I felt as if my breath had been stolen from me. She'd kept this secret from absolutely everyone her entire life. Even me, a telepath. The idea was explosive. How could a person hold onto a full-heart's worth of love and guilt and never tell a single soul?
"He made me feel like I was the center of his universe. And maybe I was in a way for him. He resented the responsibilities his father placed on him, but visiting Bon Temps, visiting me, was a respite." She moved to the back of the album and slipped her fingers under the very last photograph.
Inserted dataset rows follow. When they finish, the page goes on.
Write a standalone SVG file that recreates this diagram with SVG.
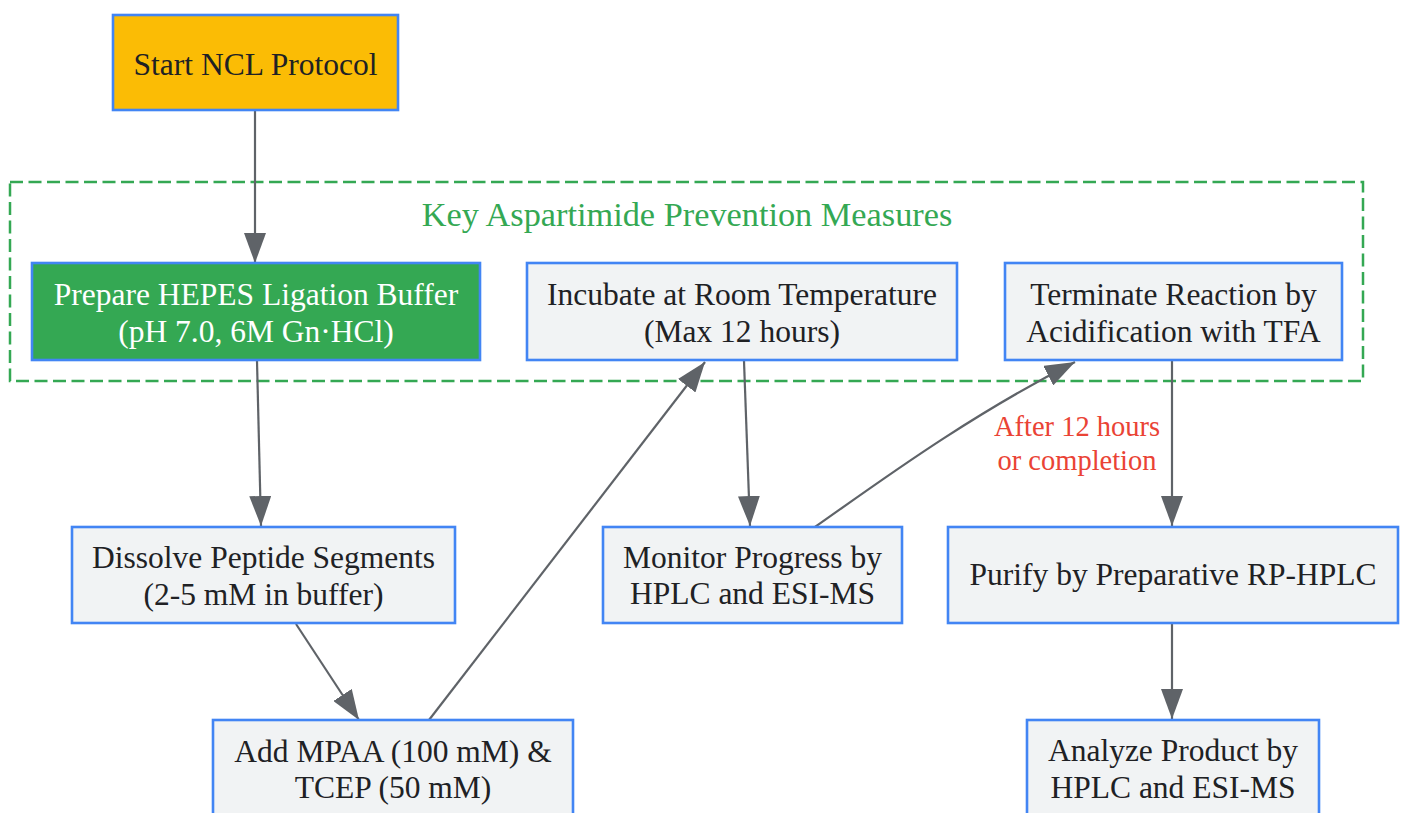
<svg xmlns="http://www.w3.org/2000/svg" width="1402" height="813" viewBox="0 0 1402 813">
<defs>
<style>
.node rect{fill:#F1F3F4;stroke:#4285F4;stroke-width:2.6}
.node text{font-family:"Liberation Serif","Times New Roman",serif;font-size:31.5px;fill:#202124;text-anchor:middle}
.edge{fill:none;stroke:#5F6368;stroke-width:2.2;marker-end:url(#arrow)}
.elabel{font-family:"Liberation Serif","Times New Roman",serif;font-size:28.5px;fill:#EA4335;text-anchor:middle}
.cluster rect{fill:none;stroke:#34A853;stroke-width:2.5;stroke-dasharray:13 5.5}
.cluster text{font-family:"Liberation Serif","Times New Roman",serif;font-size:34.3px;fill:#34A853;text-anchor:middle}
</style>
<marker id="arrow" viewBox="0 0 30 22" refX="30" refY="11" markerWidth="30" markerHeight="22" markerUnits="userSpaceOnUse" orient="auto">
<path d="M0,0 L30,11 L0,22 z" fill="#5F6368"/>
</marker>
</defs>
<rect width="1402" height="813" fill="#FFFFFF"/>
<g id="cluster-prevention" class="cluster">
<rect x="10" y="182" width="1353" height="199"/>
<text x="687" y="226">Key Aspartimide Prevention Measures</text>
</g>
<g id="connectors">
<path class="edge" d="M255,111 L255,263"/>
<path class="edge" d="M257,361 L261,526"/>
<path class="edge" d="M296,624 L359,720"/>
<path class="edge" d="M429,720 L705,362"/>
<path class="edge" d="M744,361 L750,526"/>
<path class="edge" d="M815,527 C875,485 965,418 1075,362"/>
<path class="edge" d="M1172,361 L1172,526"/>
<path class="edge" d="M1172,624 L1172,719"/>
<g id="edge-label">
<text class="elabel" x="1077" y="436">After 12 hours</text>
<text class="elabel" x="1077" y="470">or completion</text>
</g>
</g>
<g id="node-start" class="node">
<rect x="113" y="15" width="285" height="95" style="fill:#FBBC05"/>
<text x="255.5" y="75">Start NCL Protocol</text>
</g>
<g id="node-prepare" class="node">
<rect x="32" y="263" width="448" height="97" style="fill:#34A853"/>
<text x="256" y="305" style="fill:#FFFFFF">Prepare HEPES Ligation Buffer</text>
<text x="256" y="342" style="fill:#FFFFFF">(pH 7.0, 6M Gn·HCl)</text>
</g>
<g id="node-incubate" class="node">
<rect x="527" y="263" width="430" height="97"/>
<text x="742" y="305">Incubate at Room Temperature</text>
<text x="742" y="342">(Max 12 hours)</text>
</g>
<g id="node-terminate" class="node">
<rect x="1005" y="263" width="337" height="97"/>
<text x="1173.5" y="305">Terminate Reaction by</text>
<text x="1173.5" y="342">Acidification with TFA</text>
</g>
<g id="node-dissolve" class="node">
<rect x="72" y="527" width="383" height="96"/>
<text x="263.5" y="568">Dissolve Peptide Segments</text>
<text x="263.5" y="605">(2-5 mM in buffer)</text>
</g>
<g id="node-monitor" class="node">
<rect x="603" y="527" width="299" height="96"/>
<text x="752.5" y="568">Monitor Progress by</text>
<text x="752.5" y="604">HPLC and ESI-MS</text>
</g>
<g id="node-purify" class="node">
<rect x="948" y="527" width="450" height="96"/>
<text x="1173" y="585">Purify by Preparative RP-HPLC</text>
</g>
<g id="node-add" class="node">
<rect x="213" y="720" width="360" height="96"/>
<text x="393" y="762">Add MPAA (100 mM) &amp;</text>
<text x="393" y="798">TCEP (50 mM)</text>
</g>
<g id="node-analyze" class="node">
<rect x="1027" y="720" width="292" height="96"/>
<text x="1173" y="761">Analyze Product by</text>
<text x="1173" y="798">HPLC and ESI-MS</text>
</g>
</svg>
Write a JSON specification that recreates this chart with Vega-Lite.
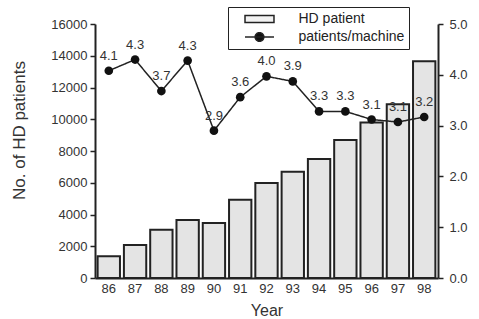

It was a picture of Linda's prom night; she'd worn a floor length blue floral dress and her hair was swept over her head in a ridiculous wave. Gran retrieved a photo hiding underneath and passed it to me.
The man in the photo was striking. His cheekbones angular, his nose pointed and stately. The relation to Niall was uncanny. I could see Daddy in him too. Fintan was laying back on a grassy hill, propped up on his elbows, smiling broadly at the camera.
"He's beautiful," I whispered.
"He was a gas lantern, and I was a moth." Her words were steeped with sadness.
I traced my finger lightly across the photograph. She was right about one thing. His heart was in his eyes.
"Gran…" I said softly. "Fintan passed away."
She held still for a long moment, and then nodded once. Gran took this better than I anticipated. I clasped her hand tightly as I handed the photo back, and this time I didn't pry into her thoughts.
A/N: I hope everyone has been safe and healthy. I've been busy writing another (as yet unpublished) E/S story, so I apologize for not updating this one as frequently as I have in the past. I won't leave this story hanging forever. I will finish it. Thanks for your patience.